An unfortunate system loss at one of our customers highlighted a problem which resulted in the loss of data from a couple of objects. The system loss was experienced on the target side of the replication environment so no production data was lost but it did require a update to our software to ensure it was not a problem in the future.
The problem comes from the fact that the OS does not force a space object (User Space, User Index etc) to Auxiliary Storage (DISK) unless the memory space it exists within is needed for another object. This means the object may never be written to the disk until an IPL occurs (IPL”s cause a write of all temporary storage to the disk). We had always thought that any object which is used by a program would be flushed from memory once the program that is using it ends, but as IBM confirmed this is incorrect. This could be compounded even more by the fact that we have much more memory available on the IBM i than ever before so the chance of the space being needed to force a write to disk is even more remote. In the customers case the data in the userspaces was over 5 months old (the last IPL).
We raised a PMR with IBM to look at the problem and why these objects had never been updated and ask how we should go about fixing the issue. IBM recognizes this as a working as expected, one of the reasons these are so fast at being updated etc is because they are not forced to disk immediately. They have agreed to update the documentation to reflect these issues so people realize some of the side effects these kind of objects carry.
With a User Index you can use an option on the create to force every write to the object to be forced to disk immediately or asynchronously, we use User Indexes in our products and force each write to disk asynchronously. However the way we use them removes any of the overhead and speed issues because the content is only written once and any updates are very infrequent so they are perfect for our purposes which requires fast indexed reads.
Userspaces are different though, they have no inbuilt method to force them to disk. To force userspace content to disk you need to use an API or MI instruction. The MI instructions have a side effect which we found intriguing, when the MI instructions are used they do not register a change to the object, they only force the data content to disk so you need to take additional actions to ensure the updates are logged in the Audit journal.
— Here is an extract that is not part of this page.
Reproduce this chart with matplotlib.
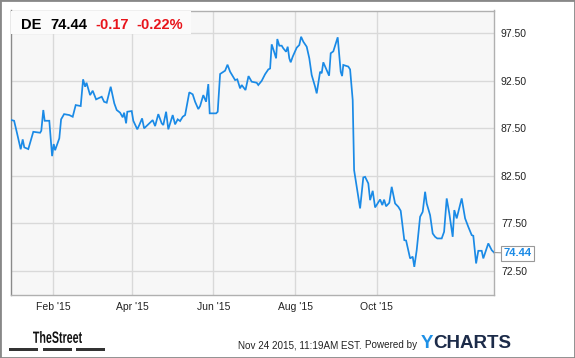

We looked at the MI instructions first and decided that the SETACST MI instruction was probably the best option for us, so we coded up the MI instruction and tested it against one of our userspaces. We set the write flag to be asynchronous so our programs are not waiting for the write before continuing (one of the reasons we use the userspace is their speed of update). To verify the updates have occurred you can use the PEX instructions to log the writes to disk but we felt that IBM’s word was good enough for us so we did not test using them. This still left the problem of the updates not being logged. To verify this we set the Object Audit setting to *CHANGE for the userspace and after running the MI instruction checked the audit journal for an update entry which we did not see. To ensure an entry is logged we needed to use the QUSCHGUS API, this forces the object to disk and causes an update entry to be added to the audit journal. Care has to be taken where the QUSCHGUS API is used, in our programs doing it at the end of the program was enough to set the required information and cause the entry to be deposited in the audit journal.
If these objects are part of an application that you are going to replicate via a replication solution for High Availability/Disaster Recovery, the placement of the QUSCHGUS API is probably more important than the use of the MI instruction. As no entry is written to the audit journal until the API is run it is never going to be seen by the replication process as having been updated, so it will not be replicated to the target system. Running the QUSCHGUS API too often could cause the replication of the object to be carried out too frequently causing backlogs and bottlenecks in the replication process, so it is important to only run the API and important points in the process. The QUSCHGUS automatically causes the SETACST MI instruction to be run so you do not need to run both at the same time.
In a previous post we discussed the use of other replication processes such as only reacting to changes made by commands, this solution will not help in those environments as neither the API or the MI changes will be captured. So if you are using space objects in your applications and need to ensure they are replicated correctly, you need to consider the above and how you can implement a secure method of capturing changes that your replication software will handle.